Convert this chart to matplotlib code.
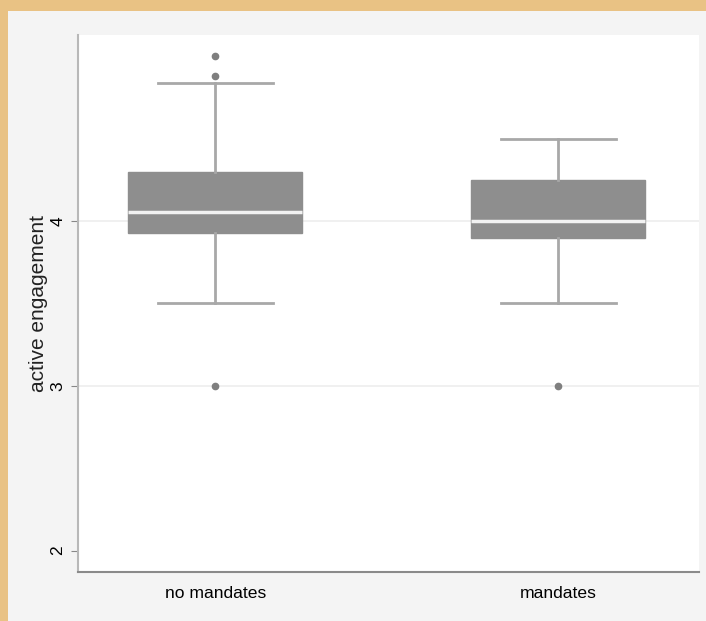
import matplotlib
matplotlib.use("Agg")
import matplotlib.pyplot as plt
from matplotlib.patches import Rectangle

categories = ["no mandates", "mandates"]
q1 = [3.93, 3.90]
medians = [4.055, 4.00]
q3 = [4.30, 4.25]
whislo = [3.5, 3.5]
whishi = [4.84, 4.5]
fliers = [[5.0, 4.88, 3.0], [3.0]]
yticks = [2, 3, 4]
ylabel = "active engagement"

plt.rcParams['font.family'] = ['Liberation Sans', 'DejaVu Sans']

fig = plt.figure(figsize=(7.06, 6.21), dpi=100, facecolor="#F4F4F4")
# orange frame (left and top)
fig.patches.append(Rectangle((0, 0), 8/706, 1, transform=fig.transFigure,
                             facecolor="#E9C284", edgecolor="none", zorder=0))
fig.patches.append(Rectangle((0, 1 - 11/621), 1, 11/621, transform=fig.transFigure,
                             facecolor="#E9C284", edgecolor="none", zorder=0))

ax = fig.add_axes([78/706, 49/621, 621/706, 537/621])
ax.set_facecolor("white")

stats = []
for i, c in enumerate(categories):
    stats.append(dict(label=c, q1=q1[i], med=medians[i], q3=q3[i],
                      whislo=whislo[i], whishi=whishi[i], fliers=fliers[i]))

ax.bxp(stats, positions=[1, 2], widths=0.507, patch_artist=True,
       boxprops=dict(facecolor="#8E8E8E", edgecolor="#8E8E8E", linewidth=1),
       medianprops=dict(color="#F2F2F2", linewidth=2.5),
       whiskerprops=dict(color="#A8A8A8", linewidth=2),
       capprops=dict(color="#A8A8A8", linewidth=2),
       capwidths=0.335,
       flierprops=dict(marker="o", markerfacecolor="#7F7F7F", markeredgecolor="#7F7F7F",
                       markersize=4.5))

ax.set_xlim(0.6, 2.41)
ax.set_ylim(1.87, 5.13)
ax.set_yticks(yticks)
ax.set_yticklabels([str(t) for t in yticks], rotation=90, va="center", fontsize=12.5)
for t in yticks[1:]:
    ax.axhline(t, color="#EEEEEE", linewidth=1.2, zorder=0)
ax.tick_params(axis="y", length=5, color="#888888", pad=4)
ax.tick_params(axis="x", length=0, pad=10, labelsize=12.6)
ax.set_ylabel(ylabel, fontsize=15, labelpad=2, color="#222222")

for s in ["top", "right"]:
    ax.spines[s].set_visible(False)
ax.spines["left"].set_color("#B8B8B8")
ax.spines["left"].set_linewidth(1.5)
ax.spines["bottom"].set_color("#8A8A8A")
ax.spines["bottom"].set_linewidth(1.5)

fig.savefig("out.png", dpi=100, facecolor=fig.get_facecolor())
◆ ◆ ◆ ◆
» **Task goal**
Repeat the material above in full and exactly, omitting the pictures.

» **Finished exercise**
Convert this chart to matplotlib code.
import matplotlib
matplotlib.use("Agg")
import matplotlib.pyplot as plt
from matplotlib.patches import Rectangle

categories = ["no mandates", "mandates"]
q1 = [3.93, 3.90]
medians = [4.055, 4.00]
q3 = [4.30, 4.25]
whislo = [3.5, 3.5]
whishi = [4.84, 4.5]
fliers = [[5.0, 4.88, 3.0], [3.0]]
yticks = [2, 3, 4]
ylabel = "active engagement"

plt.rcParams['font.family'] = ['Liberation Sans', 'DejaVu Sans']

fig = plt.figure(figsize=(7.06, 6.21), dpi=100, facecolor="#F4F4F4")
# orange frame (left and top)
fig.patches.append(Rectangle((0, 0), 8/706, 1, transform=fig.transFigure,
                             facecolor="#E9C284", edgecolor="none", zorder=0))
fig.patches.append(Rectangle((0, 1 - 11/621), 1, 11/621, transform=fig.transFigure,
                             facecolor="#E9C284", edgecolor="none", zorder=0))

ax = fig.add_axes([78/706, 49/621, 621/706, 537/621])
ax.set_facecolor("white")

stats = []
for i, c in enumerate(categories):
    stats.append(dict(label=c, q1=q1[i], med=medians[i], q3=q3[i],
                      whislo=whislo[i], whishi=whishi[i], fliers=fliers[i]))

ax.bxp(stats, positions=[1, 2], widths=0.507, patch_artist=True,
       boxprops=dict(facecolor="#8E8E8E", edgecolor="#8E8E8E", linewidth=1),
       medianprops=dict(color="#F2F2F2", linewidth=2.5),
       whiskerprops=dict(color="#A8A8A8", linewidth=2),
       capprops=dict(color="#A8A8A8", linewidth=2),
       capwidths=0.335,
       flierprops=dict(marker="o", markerfacecolor="#7F7F7F", markeredgecolor="#7F7F7F",
                       markersize=4.5))

ax.set_xlim(0.6, 2.41)
ax.set_ylim(1.87, 5.13)
ax.set_yticks(yticks)
ax.set_yticklabels([str(t) for t in yticks], rotation=90, va="center", fontsize=12.5)
for t in yticks[1:]:
    ax.axhline(t, color="#EEEEEE", linewidth=1.2, zorder=0)
ax.tick_params(axis="y", length=5, color="#888888", pad=4)
ax.tick_params(axis="x", length=0, pad=10, labelsize=12.6)
ax.set_ylabel(ylabel, fontsize=15, labelpad=2, color="#222222")

for s in ["top", "right"]:
    ax.spines[s].set_visible(False)
ax.spines["left"].set_color("#B8B8B8")
ax.spines["left"].set_linewidth(1.5)
ax.spines["bottom"].set_color("#8A8A8A")
ax.spines["bottom"].set_linewidth(1.5)

fig.savefig("out.png", dpi=100, facecolor=fig.get_facecolor())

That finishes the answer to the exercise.